[WHAT THE TASK ASKS]
Retype every line from the start of the data down to and including the line with "(12,\yy) -- (570,\yy);". Skip the pictures.

________________________

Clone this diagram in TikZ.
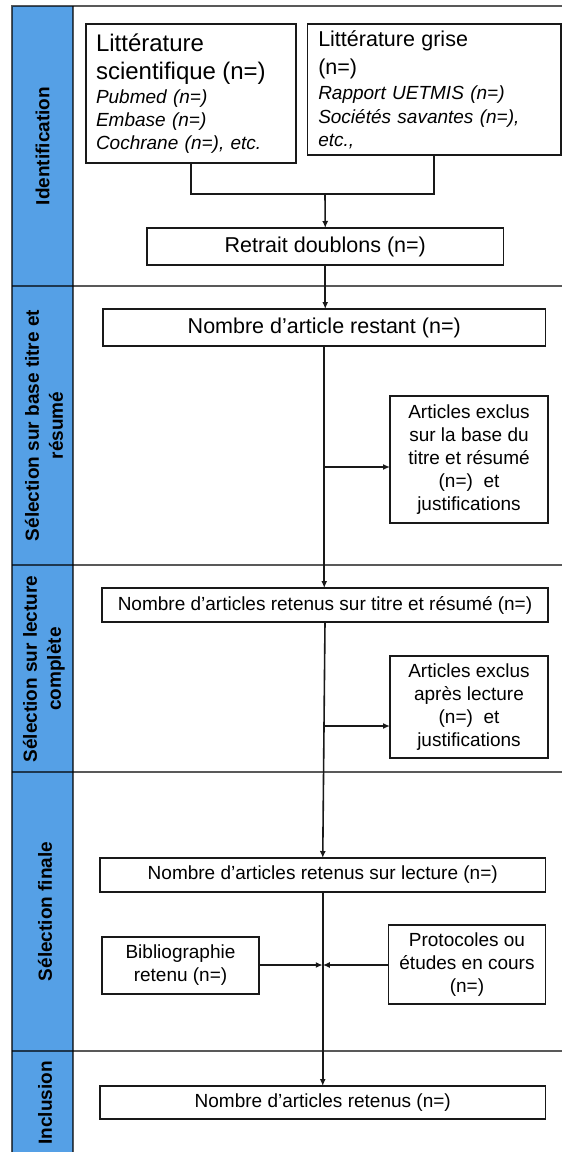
\documentclass[tikz,border=0pt]{standalone}
\usepackage{fontspec}
\setmainfont{Liberation Sans}
\usetikzlibrary{arrows.meta,calc}
\setlength{\parindent}{0pt}
\definecolor{laneblue}{RGB}{85,160,230}
\definecolor{boxline}{RGB}{25,25,25}
\begin{document}
\begin{tikzpicture}[x=1pt,y=-1pt,
  box/.style={draw=boxline, line width=1.6pt, inner sep=0pt, outer sep=0pt,
              align=center, font=\fontsize{19}{23}\selectfont},
  link/.style={draw=boxline, line width=1.6pt},
  arr/.style={link, -{Latex[length=7pt,width=6pt]}},
  lanelabel/.style={rotate=90, align=center, font=\bfseries\fontsize{19}{24}\selectfont},
  sep/.style={draw=black, draw opacity=0.65, line width=2pt}]
\useasboundingbox (0,0) rectangle (562,1152);

% phase column and frame
\fill[laneblue] (12,6) rectangle (73,1160);
\draw[sep] (12,1160) -- (12,6) -- (570,6);
\draw[sep] (73,6) -- (73,1160);
\foreach \yy in {286,565,772,1051}
  \draw[sep] (12,\yy) -- (570,\yy);

% phase labels
\node[lanelabel] (lIdent) at (42.5,146) {Identification};
\node[lanelabel] (lTitre) at (44,425.5) {Sélection sur base titre et\\résumé};
\node[lanelabel] (lLect) at (44,669) {Sélection sur lecture\\complète};
\node[lanelabel] (lFin) at (45,911.5) {Sélection finale};
\node[lanelabel] (lIncl) at (45,1103) {Inclusion};

% identification
\node[box, minimum width=210pt, minimum height=139pt, text width=190pt, align=left] (ls) at (191,93.5)
  {\fontsize{24}{28}\selectfont Littérature\par scientifique (n=)\par
   \vspace{1.5pt}\fontsize{19}{23}\selectfont\itshape Pubmed (n=)\par Embase (n=)\par Cochrane (n=), etc.};
\node[box, minimum width=253.5pt, minimum height=131pt, text width=232pt, align=left] (lg) at (434.25,89.5)
  {\vspace{2pt}\fontsize{21.5}{26}\selectfont Littérature grise\par (n=)\par
   \vspace{1pt}\fontsize{19}{24}\selectfont\itshape Rapport UETMIS (n=)\par Sociétés savantes (n=),\par etc.,};
\node[box, minimum width=356.5pt, minimum height=37pt, font=\fontsize{21.5}{25}\selectfont] (retrait) at (325.25,246.5) {Retrait doublons (n=)};

% screening on title and abstract
\node[box, minimum width=442.5pt, minimum height=37pt, font=\fontsize{21.5}{25}\selectfont] (restant) at (324.25,327.5) {Nombre d’article restant (n=)};
\node[box, minimum width=158pt, minimum height=127pt] (excl1) at (469,459.5)
  {Articles exclus\\sur la base du\\titre et résumé\\(n=)~ et\\justifications};

% screening on full text
\node[box, minimum width=446pt, minimum height=34pt] (titre) at (325,605) {Nombre d’articles retenus sur titre et résumé (n=)};
\node[box, minimum width=158pt, minimum height=102pt] (excl2) at (469,707)
  {Articles exclus\\après lecture\\(n=)~ et\\justifications};

% final selection
\node[box, minimum width=445.5pt, minimum height=34pt] (lecture) at (322.75,875) {Nombre d’articles retenus sur lecture (n=)};
\node[box, minimum width=157pt, minimum height=57pt] (biblio) at (180.5,965.5) {Bibliographie\\retenu (n=)};
\node[box, minimum width=157pt, minimum height=79pt] (proto) at (467,964.5) {Protocoles ou\\études en cours\\(n=)};

% inclusion
\node[box, minimum width=445.5pt, minimum height=33pt] (final) at (322.75,1102.5) {Nombre d’articles retenus (n=)};

% connectors
\coordinate (merge) at (325,194);
\draw[link] (ls.south) |- (merge) -| (lg.south);
\draw[arr] (merge) -- (retrait.north);
\draw[arr] (retrait.south) -- (retrait.south |- restant.north);
\draw[arr] (restant.south) -- (restant.south |- titre.north);
\coordinate (j1) at (restant.south |- 0,467);
\draw[arr] (j1) -- (j1 -| excl1.west);
\draw[arr] (titre.south) -- (lecture.north);
\coordinate (j2) at ($(titre.south)!0.4407!(lecture.north)$);
\draw[arr] (j2) -- (j2 -| excl2.west);
\draw[arr] (lecture.south) -- (final.north);
\coordinate (j3) at (322.75,965);
\draw[arr] (j3 -| biblio.east) -- (j3);
\draw[arr] (j3 -| proto.west) -- (j3);
\end{tikzpicture}
\end{document}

________________________

[EXERCISE SOLUTION]
Clone this diagram in TikZ.
\documentclass[tikz,border=0pt]{standalone}
\usepackage{fontspec}
\setmainfont{Liberation Sans}
\usetikzlibrary{arrows.meta,calc}
\setlength{\parindent}{0pt}
\definecolor{laneblue}{RGB}{85,160,230}
\definecolor{boxline}{RGB}{25,25,25}
\begin{document}
\begin{tikzpicture}[x=1pt,y=-1pt,
  box/.style={draw=boxline, line width=1.6pt, inner sep=0pt, outer sep=0pt,
              align=center, font=\fontsize{19}{23}\selectfont},
  link/.style={draw=boxline, line width=1.6pt},
  arr/.style={link, -{Latex[length=7pt,width=6pt]}},
  lanelabel/.style={rotate=90, align=center, font=\bfseries\fontsize{19}{24}\selectfont},
  sep/.style={draw=black, draw opacity=0.65, line width=2pt}]
\useasboundingbox (0,0) rectangle (562,1152);

% phase column and frame
\fill[laneblue] (12,6) rectangle (73,1160);
\draw[sep] (12,1160) -- (12,6) -- (570,6);
\draw[sep] (73,6) -- (73,1160);
\foreach \yy in {286,565,772,1051}
  \draw[sep] (12,\yy) -- (570,\yy);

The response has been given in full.